Summary: A look at God's wrath... as seen in the Old Testament,... yet... not in the nromal manner
Concordia Lutheran Church
Pentecost 13 August 15, 2010
His Presence Provides Hope
† IN JESUS NAME †
20 …may the God of peace— who brought up from the dead our Lord Jesus, the great Shepherd of the sheep, and ratified an eternal covenant with his blood— 21 may he equip you with all you need for doing his will. May he produce in you, through the power of Jesus Christ, every good thing that is pleasing to Him. All glory to him forever and ever! Amen! Hebrews 13:20-21 (NLT)
This is the Gospel of the Lord?
Every sermon I preach ends with a paraphrase of Paul’s words to the church of Philippi, - may the peace of God which passes all understanding guard your hearts and minds. I try to tie that peace, the incredible shalom-peace, that can found in the passages of the day,
It is a challenge today. Is there a gospel message, a message of good news of God’s love and mercy, actually found in the gospel, where Jesus indicates that He has not come to create peace, but to cause division? What about the reading from the Epistle to the Hebrews? Where we look at Abraham, and Moses, and the harlot Rahab, and see their stories, the incredible amount of trust they have in God our Father, which enabled them and so many others to endure stresses and challenges and trials. Does God really expect us here in Concordia to have faith that measures up to that of those heroes of the faith? Actually – yeah.

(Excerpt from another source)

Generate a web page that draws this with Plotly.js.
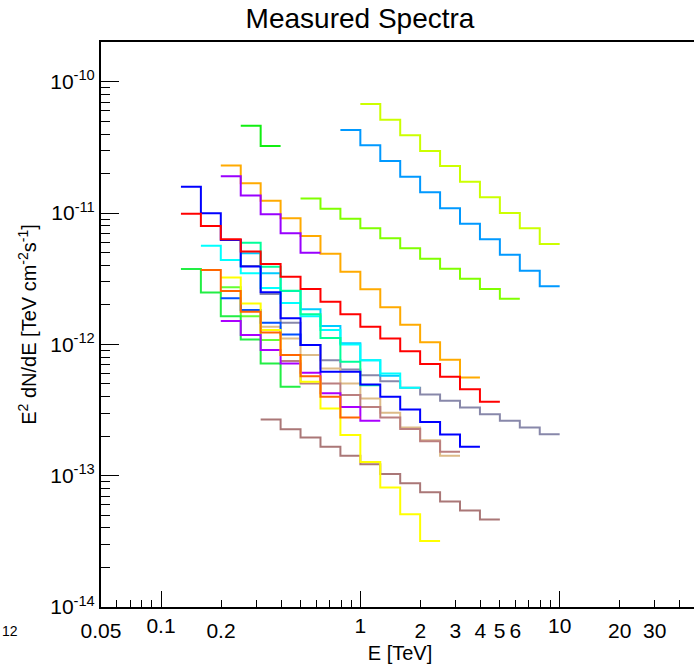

The challenge of finding the gospel, the good news is most dramatic in the Old Testament reading, for there we find the prophets preaching “It is well,” literally – there is God’s peace! God will label those men false prophets, liars, those that rush about as if they are His messengers with His important message, and yet they never bothered to check with Him! And yet this message of peace sound so good!
Hopeless and Hidden from sight?
To those who are God’s people, Jeremiah is told by God to issue the following instructions – don’t listen to them, what they proclaim is false, and is meaningless and vain! It’s not a message they got from God, it is one that ignores the plans they would know, if they had they would have known to avoid the approaching storm!
Instead of heeding God’s word, and instead of understanding His intent with the approaching storm of God’s wrath, these prophets were telling people everything was fine, that they were dwelling in God’s peace. The tragedy is that there wasn’t peace, for the people who God called by His own name weren’t listening to His message, but a message that allowed them to do whatever their hearts said was right. Remember, this passage isn’t talking about the gentiles, about the Canaanites not following God, it’s talking about the people of God, the ones which He rescued, the ones who had sworn to follow Him.
That’s the problem too often in the church. We look at the world around us, and all the “fun” they are having, and we want it too. So we look to those who show us how to be the perfect employee, the best spouse, the perfect parents with the life that is set in a model home, with the perfect vacations, and the perfect church. Last week, we heard from Solomon in the readings, and that such a life was vain, and empty when truly examined. So why do we buy into the deceit of our heart? Why do we chase after pleasure, ignoring the framework of God’s plan? Why do we complicate our lives with the stress and then challenge of realizing our expectations are not ever going to met? Eventually, this results in forgetting God our Father, and replacing Him with some god or thing which we trust in, instead of God.